Task instructions: Reproduce nothing but the lines from the start of the material through the line that includes "3, 5, 7</text>", both ends included, and omit every picture.

Data lines:
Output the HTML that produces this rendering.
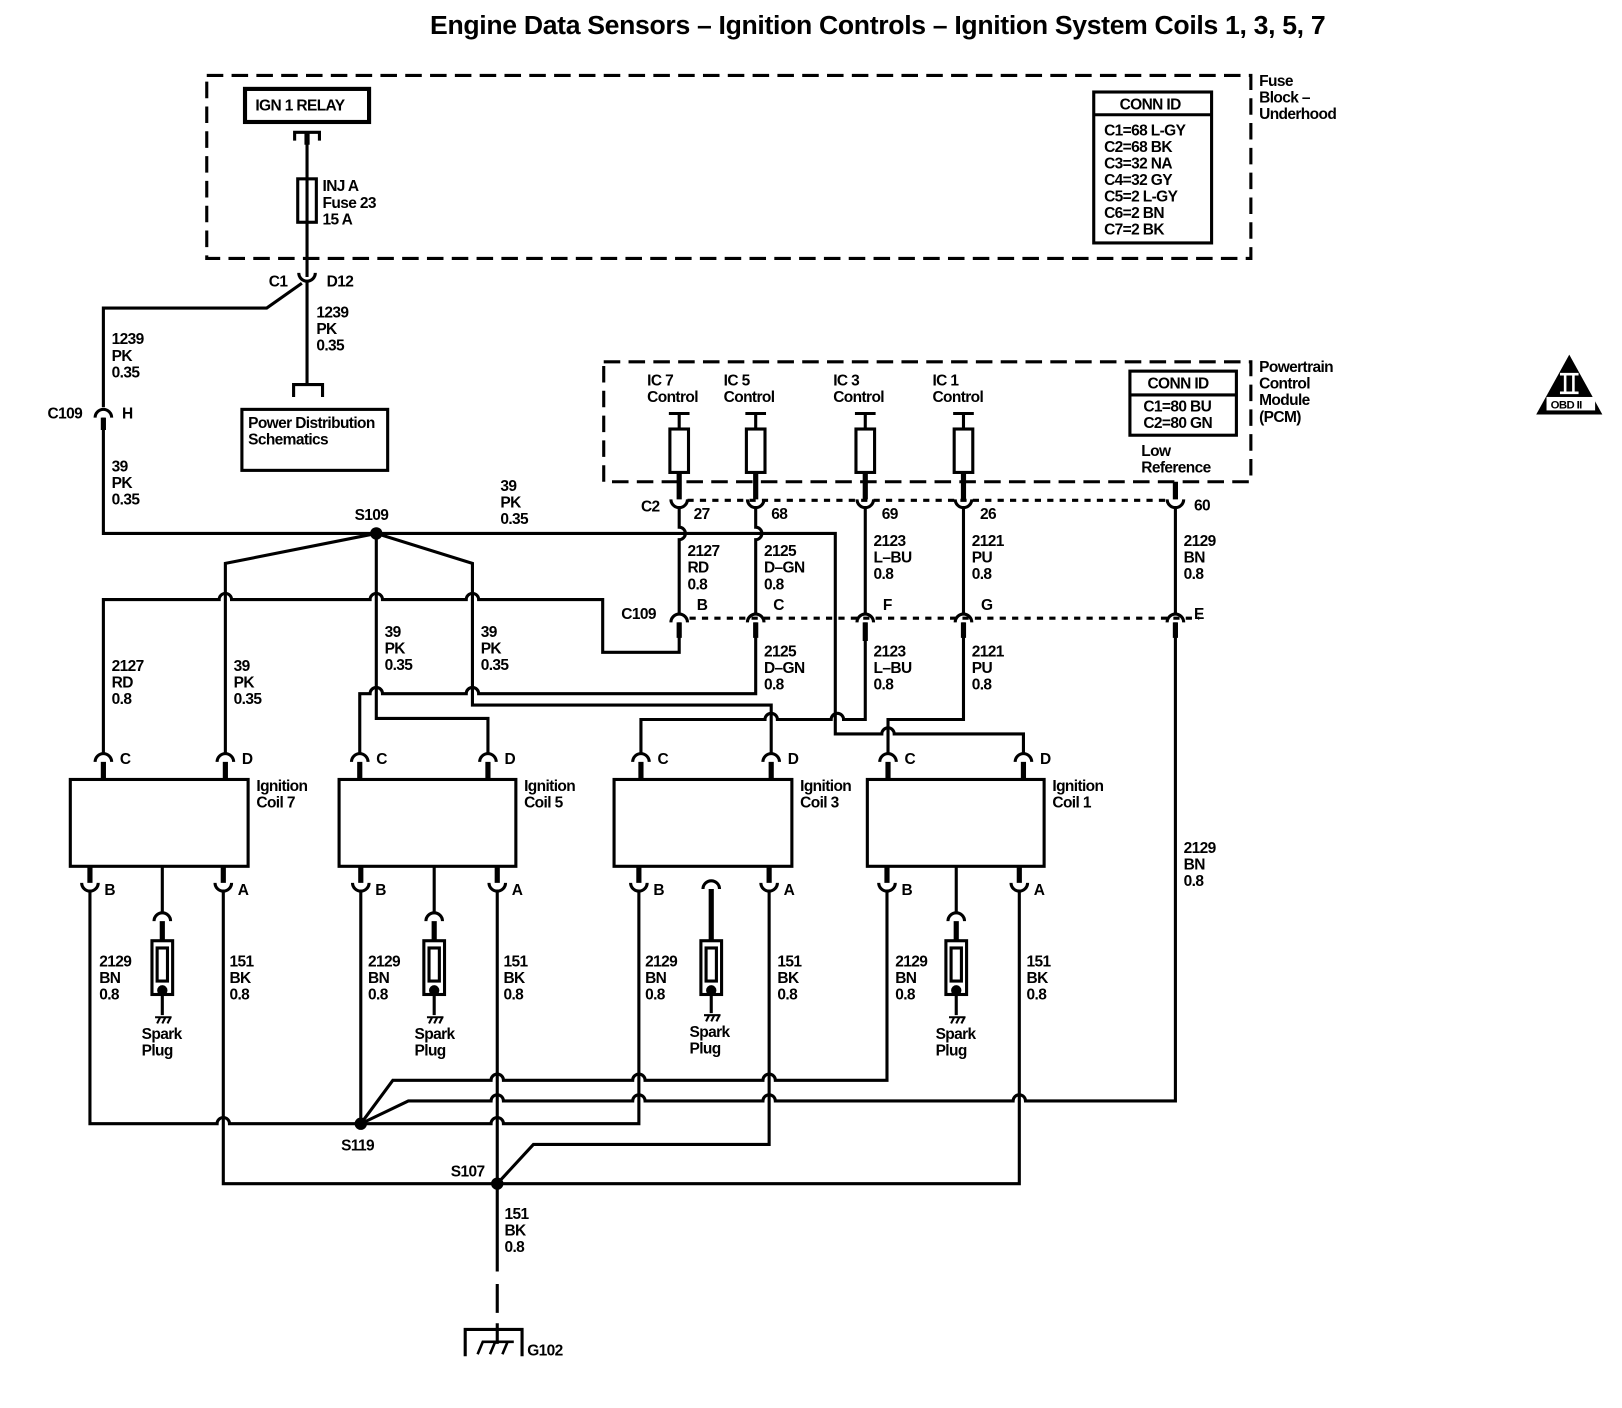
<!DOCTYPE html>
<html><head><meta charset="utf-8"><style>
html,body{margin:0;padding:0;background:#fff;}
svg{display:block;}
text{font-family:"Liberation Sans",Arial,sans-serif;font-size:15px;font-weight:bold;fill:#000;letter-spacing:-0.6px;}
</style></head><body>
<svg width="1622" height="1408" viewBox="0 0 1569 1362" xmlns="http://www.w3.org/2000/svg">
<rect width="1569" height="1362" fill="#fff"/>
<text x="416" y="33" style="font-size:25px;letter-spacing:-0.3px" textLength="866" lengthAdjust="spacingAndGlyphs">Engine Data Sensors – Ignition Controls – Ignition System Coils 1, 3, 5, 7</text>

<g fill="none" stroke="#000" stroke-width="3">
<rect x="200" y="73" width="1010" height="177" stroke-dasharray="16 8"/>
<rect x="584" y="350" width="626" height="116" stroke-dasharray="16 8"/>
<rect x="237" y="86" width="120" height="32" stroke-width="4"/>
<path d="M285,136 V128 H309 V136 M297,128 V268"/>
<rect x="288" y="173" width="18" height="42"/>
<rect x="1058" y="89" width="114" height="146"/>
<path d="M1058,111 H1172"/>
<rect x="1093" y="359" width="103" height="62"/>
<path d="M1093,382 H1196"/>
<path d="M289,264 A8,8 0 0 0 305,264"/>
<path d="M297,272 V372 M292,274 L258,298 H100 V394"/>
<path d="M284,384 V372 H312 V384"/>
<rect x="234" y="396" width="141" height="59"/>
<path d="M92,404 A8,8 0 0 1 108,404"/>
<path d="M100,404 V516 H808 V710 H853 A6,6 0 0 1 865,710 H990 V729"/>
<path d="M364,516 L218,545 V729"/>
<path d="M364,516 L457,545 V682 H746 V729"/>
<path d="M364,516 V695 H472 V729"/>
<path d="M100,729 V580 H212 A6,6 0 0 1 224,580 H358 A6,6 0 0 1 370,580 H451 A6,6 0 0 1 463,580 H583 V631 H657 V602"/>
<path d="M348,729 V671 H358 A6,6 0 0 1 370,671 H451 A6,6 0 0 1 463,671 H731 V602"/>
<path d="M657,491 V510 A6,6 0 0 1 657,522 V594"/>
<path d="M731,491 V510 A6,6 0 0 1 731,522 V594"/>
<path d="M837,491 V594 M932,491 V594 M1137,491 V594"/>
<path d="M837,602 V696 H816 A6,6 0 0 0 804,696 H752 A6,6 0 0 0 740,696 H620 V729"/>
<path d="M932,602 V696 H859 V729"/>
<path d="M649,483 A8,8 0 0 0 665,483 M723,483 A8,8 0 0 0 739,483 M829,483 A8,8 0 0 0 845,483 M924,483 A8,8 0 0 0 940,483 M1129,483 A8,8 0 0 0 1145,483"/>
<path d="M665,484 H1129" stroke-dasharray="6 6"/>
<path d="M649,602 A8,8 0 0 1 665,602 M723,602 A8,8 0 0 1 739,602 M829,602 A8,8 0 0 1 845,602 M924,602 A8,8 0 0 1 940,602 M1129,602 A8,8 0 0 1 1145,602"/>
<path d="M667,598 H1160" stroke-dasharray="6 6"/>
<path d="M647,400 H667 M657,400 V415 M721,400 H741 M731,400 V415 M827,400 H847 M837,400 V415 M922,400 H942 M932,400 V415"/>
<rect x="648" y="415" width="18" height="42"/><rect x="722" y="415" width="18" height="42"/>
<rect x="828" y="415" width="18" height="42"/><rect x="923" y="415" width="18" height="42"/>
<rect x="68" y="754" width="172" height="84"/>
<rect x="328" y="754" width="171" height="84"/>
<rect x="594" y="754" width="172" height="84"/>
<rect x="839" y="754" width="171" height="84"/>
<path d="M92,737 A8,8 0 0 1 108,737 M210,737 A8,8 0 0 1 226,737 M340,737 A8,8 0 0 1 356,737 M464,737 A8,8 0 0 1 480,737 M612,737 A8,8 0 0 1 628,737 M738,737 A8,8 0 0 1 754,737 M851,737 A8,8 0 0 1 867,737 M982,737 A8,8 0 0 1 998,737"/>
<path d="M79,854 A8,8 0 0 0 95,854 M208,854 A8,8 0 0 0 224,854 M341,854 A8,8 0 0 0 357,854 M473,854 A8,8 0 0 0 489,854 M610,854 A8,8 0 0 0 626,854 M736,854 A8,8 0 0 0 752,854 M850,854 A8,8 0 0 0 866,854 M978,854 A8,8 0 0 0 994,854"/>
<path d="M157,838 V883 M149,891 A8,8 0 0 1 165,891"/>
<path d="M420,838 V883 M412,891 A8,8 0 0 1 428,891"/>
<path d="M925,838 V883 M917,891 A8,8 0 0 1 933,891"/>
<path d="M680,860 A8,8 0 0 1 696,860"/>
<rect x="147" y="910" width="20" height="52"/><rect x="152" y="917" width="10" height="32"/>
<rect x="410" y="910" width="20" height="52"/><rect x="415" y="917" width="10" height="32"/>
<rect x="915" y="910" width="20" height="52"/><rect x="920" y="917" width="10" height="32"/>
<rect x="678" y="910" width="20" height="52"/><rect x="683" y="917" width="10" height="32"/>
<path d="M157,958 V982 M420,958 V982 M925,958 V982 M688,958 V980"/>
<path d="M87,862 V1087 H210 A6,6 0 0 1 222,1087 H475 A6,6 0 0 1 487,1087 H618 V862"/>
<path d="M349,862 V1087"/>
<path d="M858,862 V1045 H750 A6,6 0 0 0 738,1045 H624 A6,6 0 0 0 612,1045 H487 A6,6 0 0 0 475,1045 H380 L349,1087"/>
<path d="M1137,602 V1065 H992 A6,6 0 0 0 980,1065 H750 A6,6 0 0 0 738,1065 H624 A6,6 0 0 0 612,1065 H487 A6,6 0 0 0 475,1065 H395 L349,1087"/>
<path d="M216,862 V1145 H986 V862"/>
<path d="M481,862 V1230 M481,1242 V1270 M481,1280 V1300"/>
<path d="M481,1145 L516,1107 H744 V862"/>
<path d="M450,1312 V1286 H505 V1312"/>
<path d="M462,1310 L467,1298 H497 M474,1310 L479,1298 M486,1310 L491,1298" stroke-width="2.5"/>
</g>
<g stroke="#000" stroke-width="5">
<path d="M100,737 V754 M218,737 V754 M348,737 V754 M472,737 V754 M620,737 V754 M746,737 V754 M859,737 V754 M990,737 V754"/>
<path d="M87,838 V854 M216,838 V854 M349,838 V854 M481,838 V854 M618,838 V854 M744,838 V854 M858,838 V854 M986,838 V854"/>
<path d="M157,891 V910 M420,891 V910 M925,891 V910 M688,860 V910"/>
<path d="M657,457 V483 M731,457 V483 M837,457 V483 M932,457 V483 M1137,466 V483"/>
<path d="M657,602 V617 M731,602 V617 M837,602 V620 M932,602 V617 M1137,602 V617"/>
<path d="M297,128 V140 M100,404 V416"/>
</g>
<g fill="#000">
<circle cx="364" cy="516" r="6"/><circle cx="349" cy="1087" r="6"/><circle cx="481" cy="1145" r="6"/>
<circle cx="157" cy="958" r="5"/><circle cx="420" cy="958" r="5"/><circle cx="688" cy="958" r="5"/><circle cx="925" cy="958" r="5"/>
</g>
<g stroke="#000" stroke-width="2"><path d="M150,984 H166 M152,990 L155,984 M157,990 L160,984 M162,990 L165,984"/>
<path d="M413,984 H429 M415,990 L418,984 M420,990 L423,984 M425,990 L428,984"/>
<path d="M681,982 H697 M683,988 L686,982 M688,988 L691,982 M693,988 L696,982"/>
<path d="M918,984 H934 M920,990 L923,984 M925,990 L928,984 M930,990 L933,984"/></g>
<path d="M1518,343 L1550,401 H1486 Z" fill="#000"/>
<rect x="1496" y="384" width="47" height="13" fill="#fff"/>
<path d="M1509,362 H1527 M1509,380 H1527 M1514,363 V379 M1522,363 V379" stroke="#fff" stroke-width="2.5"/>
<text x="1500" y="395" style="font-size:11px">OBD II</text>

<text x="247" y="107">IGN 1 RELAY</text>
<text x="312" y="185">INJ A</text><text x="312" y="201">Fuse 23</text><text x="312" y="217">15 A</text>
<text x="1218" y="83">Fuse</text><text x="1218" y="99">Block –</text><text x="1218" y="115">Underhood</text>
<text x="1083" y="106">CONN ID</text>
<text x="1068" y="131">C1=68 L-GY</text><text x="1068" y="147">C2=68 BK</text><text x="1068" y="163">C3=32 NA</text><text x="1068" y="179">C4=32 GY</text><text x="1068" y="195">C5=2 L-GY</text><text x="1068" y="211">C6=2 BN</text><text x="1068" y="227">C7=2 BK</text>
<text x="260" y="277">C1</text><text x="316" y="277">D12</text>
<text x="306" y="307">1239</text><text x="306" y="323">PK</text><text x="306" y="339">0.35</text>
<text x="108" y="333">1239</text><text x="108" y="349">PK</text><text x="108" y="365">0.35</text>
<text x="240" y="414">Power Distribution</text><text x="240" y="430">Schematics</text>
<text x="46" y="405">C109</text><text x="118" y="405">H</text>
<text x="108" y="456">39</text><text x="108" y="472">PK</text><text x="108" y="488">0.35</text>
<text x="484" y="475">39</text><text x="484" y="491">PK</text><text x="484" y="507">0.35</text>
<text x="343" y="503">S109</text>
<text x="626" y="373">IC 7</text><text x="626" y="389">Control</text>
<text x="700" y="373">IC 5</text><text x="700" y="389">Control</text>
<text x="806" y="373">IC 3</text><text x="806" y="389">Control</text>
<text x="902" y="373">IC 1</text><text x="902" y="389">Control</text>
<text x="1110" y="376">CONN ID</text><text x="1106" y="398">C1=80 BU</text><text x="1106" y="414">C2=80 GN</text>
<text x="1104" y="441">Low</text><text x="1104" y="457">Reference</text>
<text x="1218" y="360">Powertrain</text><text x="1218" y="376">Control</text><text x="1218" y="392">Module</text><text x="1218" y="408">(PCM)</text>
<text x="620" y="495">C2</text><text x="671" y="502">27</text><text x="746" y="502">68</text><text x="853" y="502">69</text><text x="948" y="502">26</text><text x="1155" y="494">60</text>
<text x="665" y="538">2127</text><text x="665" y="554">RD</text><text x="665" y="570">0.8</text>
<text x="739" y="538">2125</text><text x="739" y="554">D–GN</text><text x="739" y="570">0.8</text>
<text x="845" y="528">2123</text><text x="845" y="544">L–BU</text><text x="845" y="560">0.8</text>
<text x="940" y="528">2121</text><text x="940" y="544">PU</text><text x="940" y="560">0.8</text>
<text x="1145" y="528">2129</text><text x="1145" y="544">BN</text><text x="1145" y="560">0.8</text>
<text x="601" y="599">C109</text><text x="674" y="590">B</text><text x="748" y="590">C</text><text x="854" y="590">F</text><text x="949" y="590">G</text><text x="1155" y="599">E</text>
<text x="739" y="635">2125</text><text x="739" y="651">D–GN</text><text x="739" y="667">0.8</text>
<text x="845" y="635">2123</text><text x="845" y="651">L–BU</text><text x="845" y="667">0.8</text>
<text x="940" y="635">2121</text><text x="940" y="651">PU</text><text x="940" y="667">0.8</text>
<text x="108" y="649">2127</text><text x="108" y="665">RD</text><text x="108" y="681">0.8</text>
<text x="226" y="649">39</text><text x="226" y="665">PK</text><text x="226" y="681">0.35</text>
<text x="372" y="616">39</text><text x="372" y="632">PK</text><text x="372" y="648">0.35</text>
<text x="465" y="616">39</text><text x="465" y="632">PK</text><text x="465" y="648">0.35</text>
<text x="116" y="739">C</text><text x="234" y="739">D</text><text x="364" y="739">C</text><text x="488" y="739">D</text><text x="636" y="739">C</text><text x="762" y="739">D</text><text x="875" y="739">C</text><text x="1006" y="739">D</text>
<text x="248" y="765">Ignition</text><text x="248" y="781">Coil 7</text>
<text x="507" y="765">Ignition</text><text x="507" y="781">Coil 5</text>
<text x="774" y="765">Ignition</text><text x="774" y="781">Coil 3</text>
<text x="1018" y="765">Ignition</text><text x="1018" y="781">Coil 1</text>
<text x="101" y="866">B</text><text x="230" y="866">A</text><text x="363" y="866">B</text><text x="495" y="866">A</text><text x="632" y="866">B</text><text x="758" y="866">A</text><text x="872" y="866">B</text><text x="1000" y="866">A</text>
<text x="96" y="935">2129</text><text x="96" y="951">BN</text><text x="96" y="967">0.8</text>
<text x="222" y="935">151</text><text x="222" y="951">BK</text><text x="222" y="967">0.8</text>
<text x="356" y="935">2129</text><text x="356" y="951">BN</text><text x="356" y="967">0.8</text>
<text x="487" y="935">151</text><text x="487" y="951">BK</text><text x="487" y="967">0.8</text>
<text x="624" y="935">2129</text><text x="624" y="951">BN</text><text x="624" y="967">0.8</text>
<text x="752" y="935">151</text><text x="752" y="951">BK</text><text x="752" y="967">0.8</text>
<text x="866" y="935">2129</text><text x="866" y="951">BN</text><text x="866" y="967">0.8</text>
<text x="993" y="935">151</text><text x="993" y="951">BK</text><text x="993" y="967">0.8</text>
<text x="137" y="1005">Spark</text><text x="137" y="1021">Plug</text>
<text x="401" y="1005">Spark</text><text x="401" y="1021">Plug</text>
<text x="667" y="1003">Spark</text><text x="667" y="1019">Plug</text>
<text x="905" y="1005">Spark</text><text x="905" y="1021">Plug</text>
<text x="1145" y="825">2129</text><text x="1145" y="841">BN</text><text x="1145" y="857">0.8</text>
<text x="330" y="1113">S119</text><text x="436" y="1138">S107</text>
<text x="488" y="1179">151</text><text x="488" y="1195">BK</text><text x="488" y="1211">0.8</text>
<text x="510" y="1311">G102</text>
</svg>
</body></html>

Complete response:
Output the HTML that produces this rendering.
<!DOCTYPE html>
<html><head><meta charset="utf-8"><style>
html,body{margin:0;padding:0;background:#fff;}
svg{display:block;}
text{font-family:"Liberation Sans",Arial,sans-serif;font-size:15px;font-weight:bold;fill:#000;letter-spacing:-0.6px;}
</style></head><body>
<svg width="1622" height="1408" viewBox="0 0 1569 1362" xmlns="http://www.w3.org/2000/svg">
<rect width="1569" height="1362" fill="#fff"/>
<text x="416" y="33" style="font-size:25px;letter-spacing:-0.3px" textLength="866" lengthAdjust="spacingAndGlyphs">Engine Data Sensors – Ignition Controls – Ignition System Coils 1, 3, 5, 7</text>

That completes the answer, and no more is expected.